___ Information given ___
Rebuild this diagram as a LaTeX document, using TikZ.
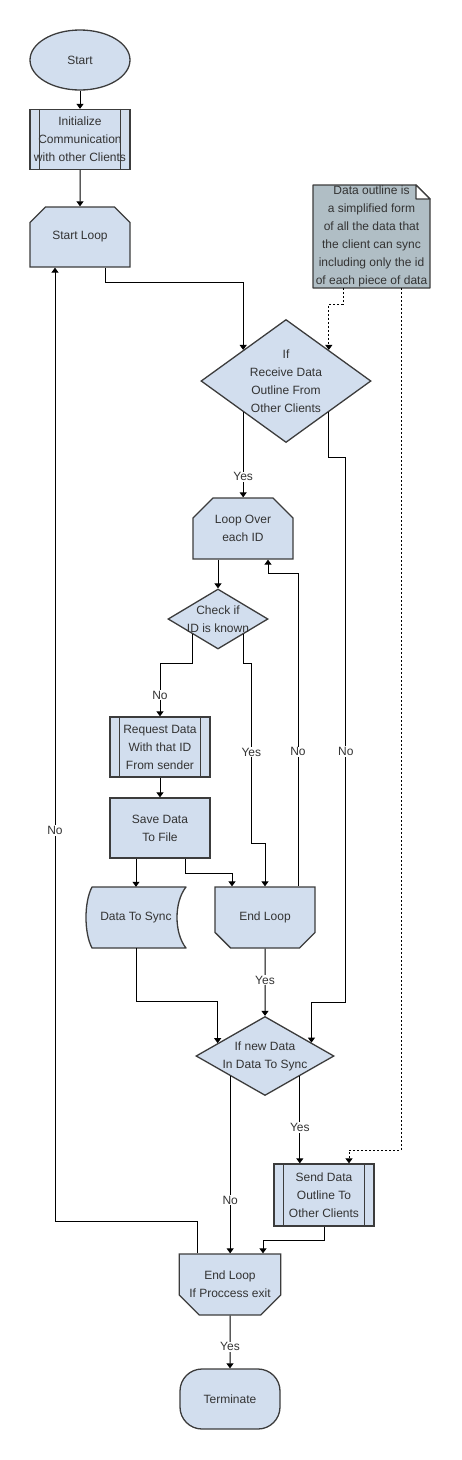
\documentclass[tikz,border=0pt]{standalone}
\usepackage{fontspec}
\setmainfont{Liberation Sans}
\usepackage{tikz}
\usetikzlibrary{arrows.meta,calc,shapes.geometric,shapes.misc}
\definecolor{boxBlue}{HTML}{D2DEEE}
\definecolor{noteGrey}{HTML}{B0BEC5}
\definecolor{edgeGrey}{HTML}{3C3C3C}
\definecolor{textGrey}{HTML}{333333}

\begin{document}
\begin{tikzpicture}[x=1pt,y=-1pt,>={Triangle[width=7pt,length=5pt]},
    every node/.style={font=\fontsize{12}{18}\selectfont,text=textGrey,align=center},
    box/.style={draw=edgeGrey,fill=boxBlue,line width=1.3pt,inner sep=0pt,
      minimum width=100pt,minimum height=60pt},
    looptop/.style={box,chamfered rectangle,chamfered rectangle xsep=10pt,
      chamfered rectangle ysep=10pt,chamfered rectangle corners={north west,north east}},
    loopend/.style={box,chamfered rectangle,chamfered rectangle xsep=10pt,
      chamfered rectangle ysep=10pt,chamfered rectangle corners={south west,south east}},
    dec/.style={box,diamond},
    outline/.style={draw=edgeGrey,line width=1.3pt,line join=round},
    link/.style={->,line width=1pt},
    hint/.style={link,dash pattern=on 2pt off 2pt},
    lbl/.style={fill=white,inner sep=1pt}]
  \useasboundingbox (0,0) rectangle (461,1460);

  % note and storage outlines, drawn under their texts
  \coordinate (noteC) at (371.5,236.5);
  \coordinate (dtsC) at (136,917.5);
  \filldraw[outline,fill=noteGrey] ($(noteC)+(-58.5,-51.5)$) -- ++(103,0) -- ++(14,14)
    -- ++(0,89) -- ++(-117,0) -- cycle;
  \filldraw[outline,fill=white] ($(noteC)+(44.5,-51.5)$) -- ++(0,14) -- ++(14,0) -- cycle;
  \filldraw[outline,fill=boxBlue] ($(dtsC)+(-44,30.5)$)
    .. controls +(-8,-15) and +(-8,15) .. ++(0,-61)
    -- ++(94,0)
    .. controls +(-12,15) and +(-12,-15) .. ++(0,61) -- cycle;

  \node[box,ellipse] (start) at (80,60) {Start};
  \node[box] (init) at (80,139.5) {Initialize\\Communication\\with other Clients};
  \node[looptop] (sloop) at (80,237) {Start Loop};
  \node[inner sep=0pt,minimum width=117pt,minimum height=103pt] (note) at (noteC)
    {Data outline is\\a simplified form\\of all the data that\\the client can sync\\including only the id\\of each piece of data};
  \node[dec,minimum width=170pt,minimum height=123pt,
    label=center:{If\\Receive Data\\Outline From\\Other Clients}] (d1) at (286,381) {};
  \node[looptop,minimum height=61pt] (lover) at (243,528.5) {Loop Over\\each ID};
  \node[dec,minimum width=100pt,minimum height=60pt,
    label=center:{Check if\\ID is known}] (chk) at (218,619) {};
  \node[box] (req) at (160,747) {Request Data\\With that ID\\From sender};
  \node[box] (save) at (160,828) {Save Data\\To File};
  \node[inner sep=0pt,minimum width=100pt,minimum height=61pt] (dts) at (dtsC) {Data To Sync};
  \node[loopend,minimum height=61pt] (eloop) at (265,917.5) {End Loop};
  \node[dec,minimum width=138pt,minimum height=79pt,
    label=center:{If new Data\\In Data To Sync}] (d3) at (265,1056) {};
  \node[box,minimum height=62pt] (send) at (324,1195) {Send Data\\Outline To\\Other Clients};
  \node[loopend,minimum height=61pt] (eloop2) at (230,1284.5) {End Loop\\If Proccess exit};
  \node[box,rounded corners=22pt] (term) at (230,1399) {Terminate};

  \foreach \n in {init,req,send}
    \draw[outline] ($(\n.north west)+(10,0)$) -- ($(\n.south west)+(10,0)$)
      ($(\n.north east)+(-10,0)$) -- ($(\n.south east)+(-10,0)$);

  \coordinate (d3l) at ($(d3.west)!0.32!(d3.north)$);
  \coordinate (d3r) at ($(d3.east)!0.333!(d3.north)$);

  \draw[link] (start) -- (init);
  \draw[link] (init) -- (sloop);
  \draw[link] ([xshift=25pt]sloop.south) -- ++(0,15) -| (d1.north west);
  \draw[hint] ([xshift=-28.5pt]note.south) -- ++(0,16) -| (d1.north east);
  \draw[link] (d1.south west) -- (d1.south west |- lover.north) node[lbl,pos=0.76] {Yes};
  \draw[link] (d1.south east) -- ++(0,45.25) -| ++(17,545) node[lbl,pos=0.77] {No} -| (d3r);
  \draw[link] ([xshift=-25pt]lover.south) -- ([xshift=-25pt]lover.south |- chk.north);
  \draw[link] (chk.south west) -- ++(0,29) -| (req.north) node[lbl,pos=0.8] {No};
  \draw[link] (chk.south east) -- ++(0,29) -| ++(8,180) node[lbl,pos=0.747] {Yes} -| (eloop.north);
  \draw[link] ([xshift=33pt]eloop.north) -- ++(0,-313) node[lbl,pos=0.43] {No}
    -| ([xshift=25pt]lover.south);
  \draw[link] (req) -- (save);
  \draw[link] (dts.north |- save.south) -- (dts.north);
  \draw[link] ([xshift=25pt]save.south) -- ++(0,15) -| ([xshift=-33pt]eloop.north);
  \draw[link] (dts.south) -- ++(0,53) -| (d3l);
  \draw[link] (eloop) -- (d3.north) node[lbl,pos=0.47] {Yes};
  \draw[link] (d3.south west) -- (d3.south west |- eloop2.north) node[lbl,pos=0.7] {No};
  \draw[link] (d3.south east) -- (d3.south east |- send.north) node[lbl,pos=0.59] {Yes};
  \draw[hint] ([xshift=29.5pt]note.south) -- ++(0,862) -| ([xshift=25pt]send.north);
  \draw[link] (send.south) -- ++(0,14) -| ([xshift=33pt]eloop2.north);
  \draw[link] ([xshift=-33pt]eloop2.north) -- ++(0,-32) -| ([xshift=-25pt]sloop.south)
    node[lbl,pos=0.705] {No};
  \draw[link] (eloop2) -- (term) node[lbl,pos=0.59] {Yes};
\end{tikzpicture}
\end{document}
___
___ Information given ___
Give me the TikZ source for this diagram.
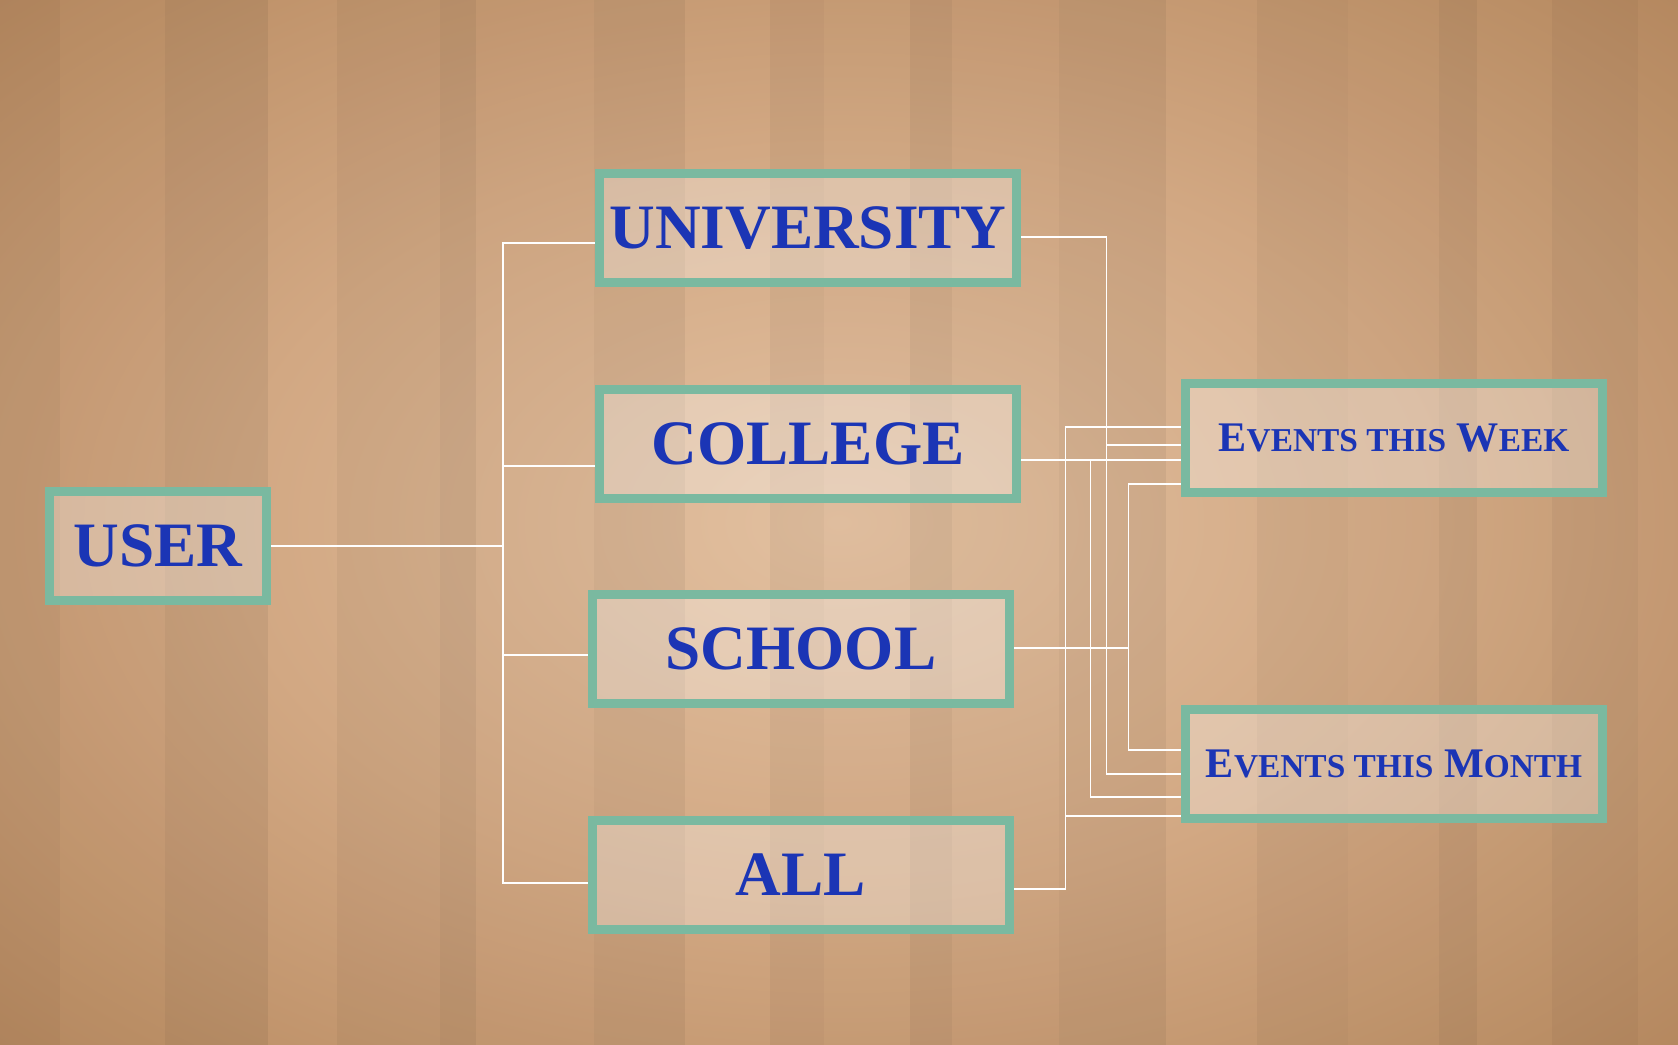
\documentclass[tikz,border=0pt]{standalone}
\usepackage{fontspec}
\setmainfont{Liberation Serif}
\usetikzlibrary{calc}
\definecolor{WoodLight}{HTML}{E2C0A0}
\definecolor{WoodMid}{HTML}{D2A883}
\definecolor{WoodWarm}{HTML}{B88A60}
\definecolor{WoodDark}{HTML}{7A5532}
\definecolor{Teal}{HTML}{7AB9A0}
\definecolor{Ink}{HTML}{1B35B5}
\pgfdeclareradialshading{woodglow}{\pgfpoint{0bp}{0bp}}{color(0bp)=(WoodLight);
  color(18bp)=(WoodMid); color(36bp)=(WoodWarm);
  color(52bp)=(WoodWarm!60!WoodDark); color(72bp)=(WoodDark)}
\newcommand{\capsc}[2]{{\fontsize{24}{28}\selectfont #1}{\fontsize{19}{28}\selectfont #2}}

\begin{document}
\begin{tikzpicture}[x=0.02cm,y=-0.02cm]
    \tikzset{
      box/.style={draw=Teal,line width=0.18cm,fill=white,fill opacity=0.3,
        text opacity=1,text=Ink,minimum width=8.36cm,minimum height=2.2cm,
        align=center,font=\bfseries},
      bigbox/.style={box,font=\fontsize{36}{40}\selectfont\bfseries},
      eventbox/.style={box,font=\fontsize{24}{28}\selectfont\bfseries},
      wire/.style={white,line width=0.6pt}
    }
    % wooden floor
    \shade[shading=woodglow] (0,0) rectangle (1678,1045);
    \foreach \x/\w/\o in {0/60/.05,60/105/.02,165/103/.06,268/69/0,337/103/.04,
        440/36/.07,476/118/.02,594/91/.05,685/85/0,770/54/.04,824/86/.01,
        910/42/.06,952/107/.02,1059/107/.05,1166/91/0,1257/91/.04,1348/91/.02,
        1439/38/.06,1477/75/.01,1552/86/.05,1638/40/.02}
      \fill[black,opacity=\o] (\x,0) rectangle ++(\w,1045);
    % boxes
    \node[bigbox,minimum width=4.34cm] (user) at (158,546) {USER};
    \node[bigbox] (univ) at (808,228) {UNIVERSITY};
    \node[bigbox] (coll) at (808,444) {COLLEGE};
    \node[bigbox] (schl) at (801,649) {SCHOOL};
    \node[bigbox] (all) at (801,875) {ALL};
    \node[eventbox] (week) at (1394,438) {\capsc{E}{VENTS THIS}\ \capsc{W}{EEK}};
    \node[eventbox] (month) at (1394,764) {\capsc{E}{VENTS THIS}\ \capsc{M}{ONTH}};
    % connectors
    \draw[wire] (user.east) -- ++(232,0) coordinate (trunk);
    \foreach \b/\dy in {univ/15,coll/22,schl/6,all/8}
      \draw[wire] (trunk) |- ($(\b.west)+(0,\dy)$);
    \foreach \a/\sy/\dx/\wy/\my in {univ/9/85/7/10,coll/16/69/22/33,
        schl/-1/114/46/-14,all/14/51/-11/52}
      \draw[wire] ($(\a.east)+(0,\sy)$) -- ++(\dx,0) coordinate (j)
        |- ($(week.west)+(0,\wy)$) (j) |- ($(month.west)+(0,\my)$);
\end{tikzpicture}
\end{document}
___
**Aim:** Give only the number of lines in the entries above that contain the string "diagram".

**Response to the exercise:** 2